Chasing the dream

Jim Maccrea

Imagine yourself as a young child, idolizing a Major League Baseball team.

You pick up the game, and following your college career, are drafted by a professional team and sent to one of their farm teams.

After bouncing around in a couple of organizations, one day the phone rings. You are to be on the next flight out to pitch the following day for a Triple-A affiliate to your favorite team growing up.

For Iowa Cubs and former ISU right-hander Shawn Sedlacek, this isn’t a dream. This is reality.

Sedlacek, who hails from Cedar Rapids, said he grew up a Chicago Cubs fan. Now pitching for the Iowa Cubs, he knows he is just a phone call away from pulling on a Chicago Cubs uniform and throwing pitches from inside the ivy-laced confines of Wrigley Field.

“I think about it every day,” he said.

Following a senior year at Iowa State that saw Sedlacek lead the Cyclones in wins (6), strikeouts (65) and innings pitched (77), he was taken in the 14th round of the 1998 draft by the Kansas City Royals and promptly shipped to Omaha.

After working hard in the Royals and Rangers organizations, Sedlacek was called up to pitch for Kansas City. His first test was on the road against Montreal, where he pitched the Royals to a 4-2 lead in 5 2/3 innings. However, the Royals were unable to save his win, losing the game 5-4 and giving Sedlacek a no-decision.

He was denied a win in his next three starts, having two saves blown.

“It was frustrating,” Sedlacek said. “I was 3-5 that first year. Knowing I could have been something like 8-5, it was frustrating. But you get over that. I was just happy to throw.”

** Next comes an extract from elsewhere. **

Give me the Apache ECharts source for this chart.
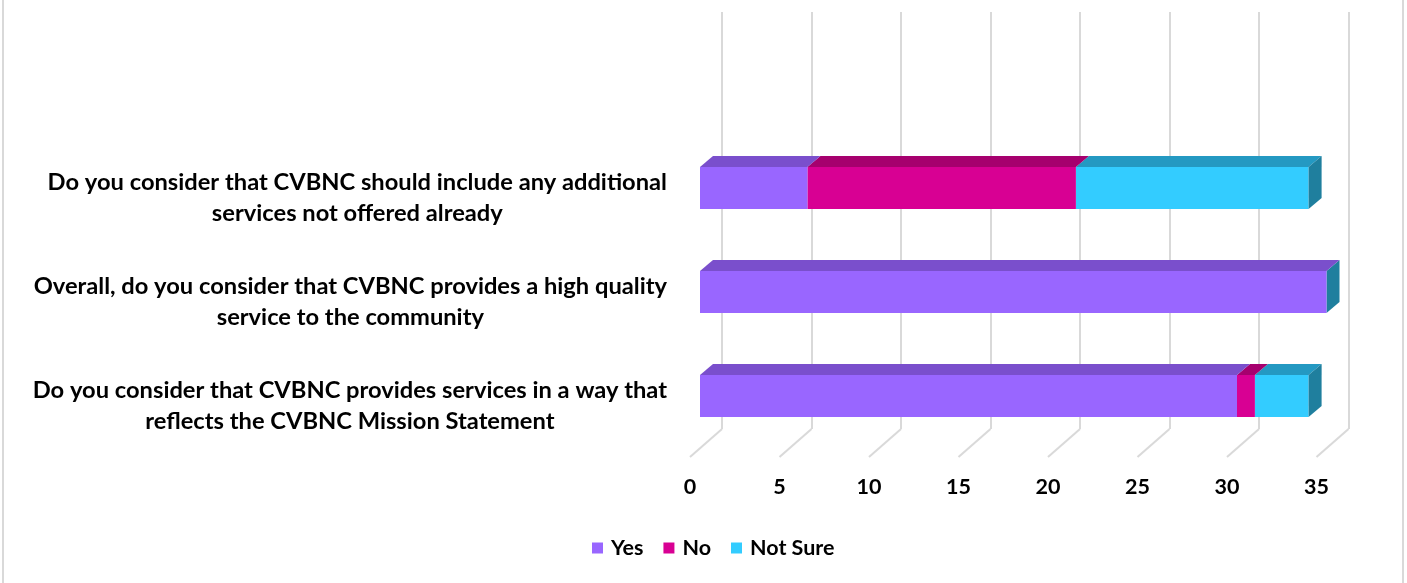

His first major league win, an 8-6 decision over Texas, came in his fifth start. Sedlacek said that while that was exciting, his first major league win wasn’t his most memorable experience in the big leagues.

“Two years ago, I got my first home start [June 29 in Kansas City] on my birthday,” he said. “I pitched against San Diego [a game Kansas City lost 8-4, one of Sedlacek’s no-decisions], and a bunch of my family and friends from Cedar Rapids made the trip down.”

At the beginning of this season, Sedlacek found himself pitching with the Binghamton Mets, the Double-A affiliate to the New York Mets. Sedlacek said he hadn’t been there long before he received the fateful phone call.

“I had to get on the next flight out because they wanted me to start the next day in Colorado Springs,” Sedlacek said of being called up by the Iowa Cubs. He pitched four innings in the game, allowing six hits and three earned runs. Sedlacek is 3-1 this season, having allowed 36 hits, 18 earned runs and throwing 28 strikeouts in 42 innings.

“It’s nice to be representing the state again,” he said. “It’s funny to look down and see ‘Iowa’ on the front of the uniform.”

Sedlacek credits his time spent at Iowa State for the success he has experienced in his professional career.

“The competition [I faced in college] made me a better player,” he said. “The Big 12 Conference is one of the best in the nation. I was able to pitch against premier teams like Oklahoma State, Texas and Oklahoma.”

Sedlacek said he was very disappointed when he heard the athletic department decided in 2001 to cut the program due to budget cuts.

“It was the first team sport at Iowa State,” he said. “It’s too bad it didn’t mean more to more people. I’m sure a lot of people will miss it.”

Sedlacek said that while Iowa and Northern Iowa still have programs, the loss of the ISU program has more of a negative affect on high school baseball players in the western part of the state who want to play college baseball close to home.

“Those players wouldn’t have the option of playing Division I baseball,” he said. “They would have to play at junior colleges instead.”

Even though the program is gone, Sedlacek said his time at Iowa State was the most enjoyable for him as a player because of the teammates he had.

“I still keep in regular touch with about half a dozen guys I played with [at Iowa State],” he said. “We usually talk about the coaches and about college life.”

Still, the thought of standing on the mound at Wrigley Field sits in the back of Sedlacek’s mind. The fan in him probably always will think of that.

Sedlacek said having Chicago starter Mark Prior in the bullpen for the I-Cubs a couple weeks ago was exciting.

“It was the first time I had met him,” Sedlacek said after Prior’s rehab assignment to Iowa during Memorial Day weekend. “I was one of the guys who sat in the stands and charted his pitches.”

Maybe one day, someone else will look at Sedlacek the same way.